## Information shown
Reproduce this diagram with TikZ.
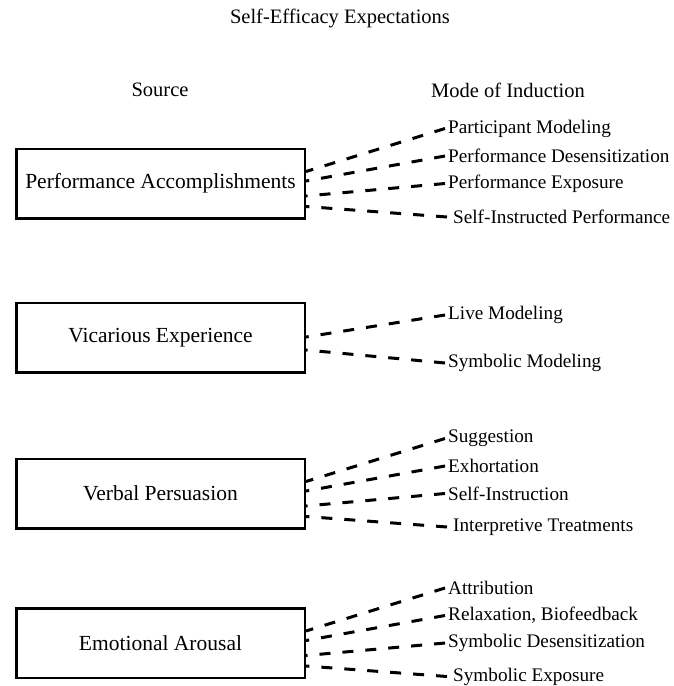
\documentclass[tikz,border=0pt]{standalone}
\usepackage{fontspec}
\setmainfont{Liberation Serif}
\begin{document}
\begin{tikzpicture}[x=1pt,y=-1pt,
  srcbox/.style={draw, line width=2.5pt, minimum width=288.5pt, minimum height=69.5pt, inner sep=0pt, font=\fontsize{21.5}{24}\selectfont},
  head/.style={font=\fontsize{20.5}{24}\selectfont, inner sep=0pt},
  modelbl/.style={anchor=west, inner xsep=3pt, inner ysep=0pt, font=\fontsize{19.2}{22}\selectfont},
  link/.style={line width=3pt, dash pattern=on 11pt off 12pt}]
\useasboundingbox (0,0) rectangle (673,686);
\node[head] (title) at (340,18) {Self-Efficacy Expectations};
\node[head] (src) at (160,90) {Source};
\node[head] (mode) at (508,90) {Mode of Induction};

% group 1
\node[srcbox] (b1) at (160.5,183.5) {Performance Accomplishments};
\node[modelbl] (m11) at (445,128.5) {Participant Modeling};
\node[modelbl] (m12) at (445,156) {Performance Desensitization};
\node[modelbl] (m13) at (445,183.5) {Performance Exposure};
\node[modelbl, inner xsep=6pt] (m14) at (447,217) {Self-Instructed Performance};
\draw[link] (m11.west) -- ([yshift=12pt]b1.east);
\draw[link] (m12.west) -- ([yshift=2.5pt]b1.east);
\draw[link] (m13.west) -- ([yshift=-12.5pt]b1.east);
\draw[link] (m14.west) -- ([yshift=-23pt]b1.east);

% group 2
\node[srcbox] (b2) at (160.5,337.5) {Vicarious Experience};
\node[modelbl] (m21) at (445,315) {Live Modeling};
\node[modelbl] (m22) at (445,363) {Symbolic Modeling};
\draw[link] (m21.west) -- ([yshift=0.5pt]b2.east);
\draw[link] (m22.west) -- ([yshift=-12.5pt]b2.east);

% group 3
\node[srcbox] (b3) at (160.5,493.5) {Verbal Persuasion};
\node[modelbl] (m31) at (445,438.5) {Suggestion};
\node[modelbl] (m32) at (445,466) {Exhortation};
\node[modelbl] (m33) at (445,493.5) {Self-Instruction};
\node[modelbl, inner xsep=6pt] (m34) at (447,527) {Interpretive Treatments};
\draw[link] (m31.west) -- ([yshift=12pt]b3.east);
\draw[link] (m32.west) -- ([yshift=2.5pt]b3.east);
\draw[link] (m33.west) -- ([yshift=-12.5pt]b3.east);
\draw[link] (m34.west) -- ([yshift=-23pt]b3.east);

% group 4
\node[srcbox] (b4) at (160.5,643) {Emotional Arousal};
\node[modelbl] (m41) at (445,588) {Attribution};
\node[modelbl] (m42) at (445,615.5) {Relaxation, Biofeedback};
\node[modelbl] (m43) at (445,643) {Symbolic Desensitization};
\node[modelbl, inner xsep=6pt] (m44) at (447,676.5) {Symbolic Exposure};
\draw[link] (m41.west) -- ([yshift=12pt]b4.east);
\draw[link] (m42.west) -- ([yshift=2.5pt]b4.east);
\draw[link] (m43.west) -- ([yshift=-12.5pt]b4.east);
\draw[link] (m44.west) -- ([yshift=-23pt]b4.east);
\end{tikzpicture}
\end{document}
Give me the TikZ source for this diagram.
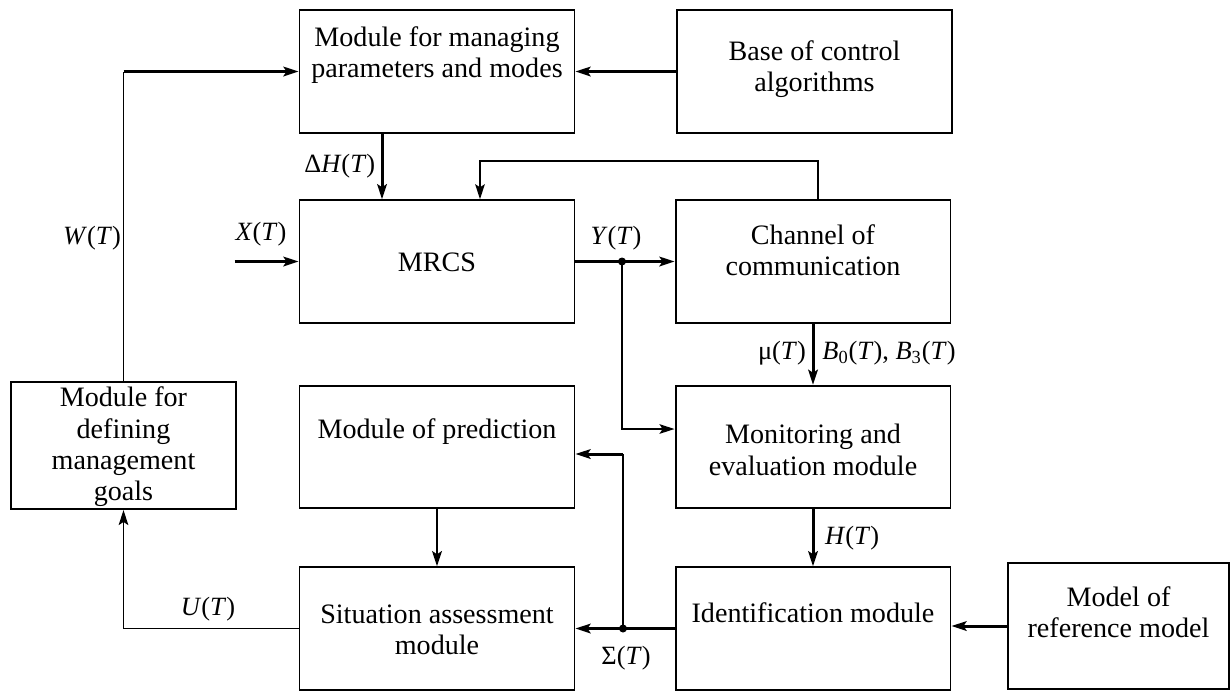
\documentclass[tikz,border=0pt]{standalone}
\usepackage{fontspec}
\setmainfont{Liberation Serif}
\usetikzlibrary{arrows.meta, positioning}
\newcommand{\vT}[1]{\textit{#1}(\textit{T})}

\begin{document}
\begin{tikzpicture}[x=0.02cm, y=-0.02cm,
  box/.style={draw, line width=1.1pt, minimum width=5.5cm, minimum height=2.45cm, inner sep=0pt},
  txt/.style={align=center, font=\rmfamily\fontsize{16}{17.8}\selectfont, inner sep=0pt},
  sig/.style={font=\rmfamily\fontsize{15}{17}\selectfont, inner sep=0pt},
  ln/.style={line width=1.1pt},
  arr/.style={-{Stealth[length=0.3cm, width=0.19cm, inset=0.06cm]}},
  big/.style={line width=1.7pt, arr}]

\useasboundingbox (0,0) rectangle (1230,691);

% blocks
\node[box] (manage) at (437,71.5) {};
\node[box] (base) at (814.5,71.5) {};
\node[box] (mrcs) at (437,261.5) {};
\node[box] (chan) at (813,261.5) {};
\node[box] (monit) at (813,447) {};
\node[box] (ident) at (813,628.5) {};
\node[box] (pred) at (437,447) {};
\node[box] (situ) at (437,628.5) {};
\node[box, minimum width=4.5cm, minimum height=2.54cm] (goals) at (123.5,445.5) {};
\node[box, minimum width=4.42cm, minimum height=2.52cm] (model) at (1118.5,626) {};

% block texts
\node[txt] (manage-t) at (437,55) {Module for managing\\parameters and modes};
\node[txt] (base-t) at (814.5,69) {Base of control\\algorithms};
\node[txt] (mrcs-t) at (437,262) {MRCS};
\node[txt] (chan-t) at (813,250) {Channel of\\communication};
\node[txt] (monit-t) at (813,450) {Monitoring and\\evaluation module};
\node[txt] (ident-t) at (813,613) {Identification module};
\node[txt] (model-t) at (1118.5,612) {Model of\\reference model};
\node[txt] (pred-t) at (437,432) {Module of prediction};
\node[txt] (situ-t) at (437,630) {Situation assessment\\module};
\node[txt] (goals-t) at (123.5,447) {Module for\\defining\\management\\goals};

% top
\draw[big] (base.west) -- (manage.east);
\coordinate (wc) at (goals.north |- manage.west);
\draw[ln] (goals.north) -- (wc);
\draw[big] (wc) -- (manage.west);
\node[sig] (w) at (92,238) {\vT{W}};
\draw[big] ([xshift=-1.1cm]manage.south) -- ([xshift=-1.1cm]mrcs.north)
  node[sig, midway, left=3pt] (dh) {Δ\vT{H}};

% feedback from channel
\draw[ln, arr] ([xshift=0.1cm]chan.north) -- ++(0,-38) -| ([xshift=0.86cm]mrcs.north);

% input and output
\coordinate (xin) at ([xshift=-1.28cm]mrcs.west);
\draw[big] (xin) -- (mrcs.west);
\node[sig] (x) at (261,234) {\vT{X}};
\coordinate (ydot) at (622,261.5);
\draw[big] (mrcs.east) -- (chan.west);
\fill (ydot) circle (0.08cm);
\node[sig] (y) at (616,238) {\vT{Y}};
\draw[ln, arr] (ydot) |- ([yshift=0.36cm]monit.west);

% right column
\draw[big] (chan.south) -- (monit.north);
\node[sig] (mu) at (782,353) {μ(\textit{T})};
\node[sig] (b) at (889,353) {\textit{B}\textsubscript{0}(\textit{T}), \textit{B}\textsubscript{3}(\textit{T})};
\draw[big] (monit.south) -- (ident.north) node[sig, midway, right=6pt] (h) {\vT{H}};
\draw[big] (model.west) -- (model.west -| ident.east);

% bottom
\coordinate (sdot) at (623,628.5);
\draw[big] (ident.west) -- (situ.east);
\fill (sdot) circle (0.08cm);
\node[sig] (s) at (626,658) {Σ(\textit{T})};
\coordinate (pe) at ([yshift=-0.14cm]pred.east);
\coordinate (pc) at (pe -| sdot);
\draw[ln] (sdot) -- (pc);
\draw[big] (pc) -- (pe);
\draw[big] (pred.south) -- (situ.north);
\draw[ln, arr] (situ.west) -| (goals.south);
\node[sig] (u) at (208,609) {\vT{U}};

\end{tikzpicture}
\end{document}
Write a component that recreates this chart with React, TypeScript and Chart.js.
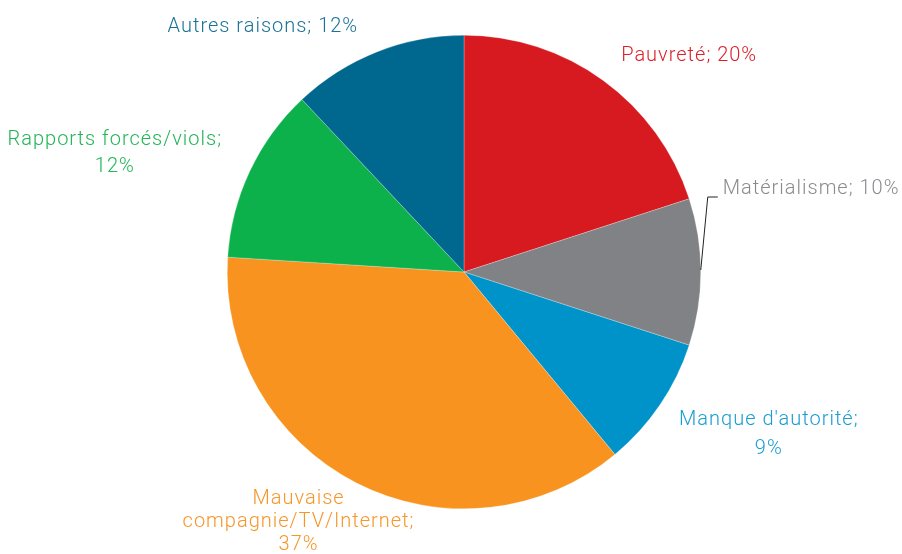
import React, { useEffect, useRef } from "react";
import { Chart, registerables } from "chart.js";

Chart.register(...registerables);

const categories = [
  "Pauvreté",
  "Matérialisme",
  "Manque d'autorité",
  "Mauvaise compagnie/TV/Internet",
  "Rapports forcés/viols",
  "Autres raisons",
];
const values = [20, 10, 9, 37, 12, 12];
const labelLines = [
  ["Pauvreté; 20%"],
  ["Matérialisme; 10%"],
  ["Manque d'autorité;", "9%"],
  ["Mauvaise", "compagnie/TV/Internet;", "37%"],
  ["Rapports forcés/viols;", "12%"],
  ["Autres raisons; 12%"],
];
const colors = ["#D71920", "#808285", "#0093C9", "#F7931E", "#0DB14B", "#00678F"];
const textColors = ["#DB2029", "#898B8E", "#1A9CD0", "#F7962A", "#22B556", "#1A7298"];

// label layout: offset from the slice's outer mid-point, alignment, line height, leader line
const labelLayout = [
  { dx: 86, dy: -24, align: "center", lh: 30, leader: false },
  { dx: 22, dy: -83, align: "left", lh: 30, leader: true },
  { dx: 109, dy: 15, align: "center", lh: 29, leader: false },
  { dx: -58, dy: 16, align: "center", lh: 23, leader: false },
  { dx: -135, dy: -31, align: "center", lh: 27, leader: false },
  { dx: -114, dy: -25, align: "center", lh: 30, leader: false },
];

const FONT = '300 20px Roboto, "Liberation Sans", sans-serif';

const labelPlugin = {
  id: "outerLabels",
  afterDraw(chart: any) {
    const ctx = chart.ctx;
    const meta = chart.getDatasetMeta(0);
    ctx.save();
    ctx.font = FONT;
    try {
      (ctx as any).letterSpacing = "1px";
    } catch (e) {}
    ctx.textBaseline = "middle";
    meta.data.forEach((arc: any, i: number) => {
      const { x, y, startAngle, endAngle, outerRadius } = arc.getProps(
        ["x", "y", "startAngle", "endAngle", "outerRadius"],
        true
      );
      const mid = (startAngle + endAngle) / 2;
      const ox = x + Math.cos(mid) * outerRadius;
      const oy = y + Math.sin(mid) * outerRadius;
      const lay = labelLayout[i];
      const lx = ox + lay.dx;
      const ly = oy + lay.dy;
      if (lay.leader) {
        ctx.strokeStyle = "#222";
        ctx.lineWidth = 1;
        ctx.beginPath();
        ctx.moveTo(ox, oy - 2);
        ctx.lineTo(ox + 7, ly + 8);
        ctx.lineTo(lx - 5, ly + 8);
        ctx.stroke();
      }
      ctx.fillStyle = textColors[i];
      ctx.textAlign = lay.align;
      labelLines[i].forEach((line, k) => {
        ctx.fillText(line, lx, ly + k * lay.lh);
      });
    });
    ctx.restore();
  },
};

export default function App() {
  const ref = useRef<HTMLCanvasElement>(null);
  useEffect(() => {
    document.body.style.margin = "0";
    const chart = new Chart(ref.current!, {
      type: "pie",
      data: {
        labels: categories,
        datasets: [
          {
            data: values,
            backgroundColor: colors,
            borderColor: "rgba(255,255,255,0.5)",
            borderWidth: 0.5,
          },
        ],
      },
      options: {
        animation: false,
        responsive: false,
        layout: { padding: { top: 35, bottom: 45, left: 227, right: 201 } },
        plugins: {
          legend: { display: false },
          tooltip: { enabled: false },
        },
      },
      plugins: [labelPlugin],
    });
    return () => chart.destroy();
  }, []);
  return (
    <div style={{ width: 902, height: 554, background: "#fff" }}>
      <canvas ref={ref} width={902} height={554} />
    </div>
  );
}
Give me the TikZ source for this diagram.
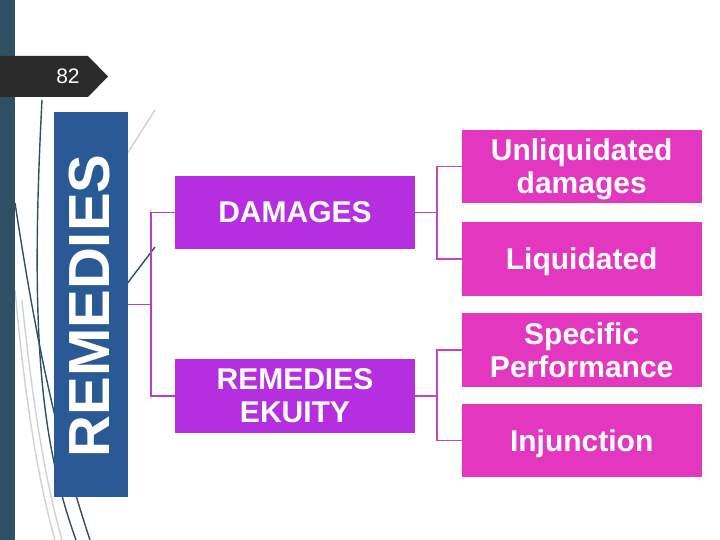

## What the task asks
Leave out the pictures and repeat the lines from the start of the material through the line with "(m22.west) -- ([yshift=-12.5pt]b2.east);", inclusive.

## Solution to the exercise
Reproduce this diagram with TikZ.
\documentclass[tikz,border=0pt]{standalone}
\usepackage{fontspec}
\setmainfont{Liberation Serif}
\begin{document}
\begin{tikzpicture}[x=1pt,y=-1pt,
  srcbox/.style={draw, line width=2.5pt, minimum width=288.5pt, minimum height=69.5pt, inner sep=0pt, font=\fontsize{21.5}{24}\selectfont},
  head/.style={font=\fontsize{20.5}{24}\selectfont, inner sep=0pt},
  modelbl/.style={anchor=west, inner xsep=3pt, inner ysep=0pt, font=\fontsize{19.2}{22}\selectfont},
  link/.style={line width=3pt, dash pattern=on 11pt off 12pt}]
\useasboundingbox (0,0) rectangle (673,686);
\node[head] (title) at (340,18) {Self-Efficacy Expectations};
\node[head] (src) at (160,90) {Source};
\node[head] (mode) at (508,90) {Mode of Induction};

% group 1
\node[srcbox] (b1) at (160.5,183.5) {Performance Accomplishments};
\node[modelbl] (m11) at (445,128.5) {Participant Modeling};
\node[modelbl] (m12) at (445,156) {Performance Desensitization};
\node[modelbl] (m13) at (445,183.5) {Performance Exposure};
\node[modelbl, inner xsep=6pt] (m14) at (447,217) {Self-Instructed Performance};
\draw[link] (m11.west) -- ([yshift=12pt]b1.east);
\draw[link] (m12.west) -- ([yshift=2.5pt]b1.east);
\draw[link] (m13.west) -- ([yshift=-12.5pt]b1.east);
\draw[link] (m14.west) -- ([yshift=-23pt]b1.east);

% group 2
\node[srcbox] (b2) at (160.5,337.5) {Vicarious Experience};
\node[modelbl] (m21) at (445,315) {Live Modeling};
\node[modelbl] (m22) at (445,363) {Symbolic Modeling};
\draw[link] (m21.west) -- ([yshift=0.5pt]b2.east);
\draw[link] (m22.west) -- ([yshift=-12.5pt]b2.east);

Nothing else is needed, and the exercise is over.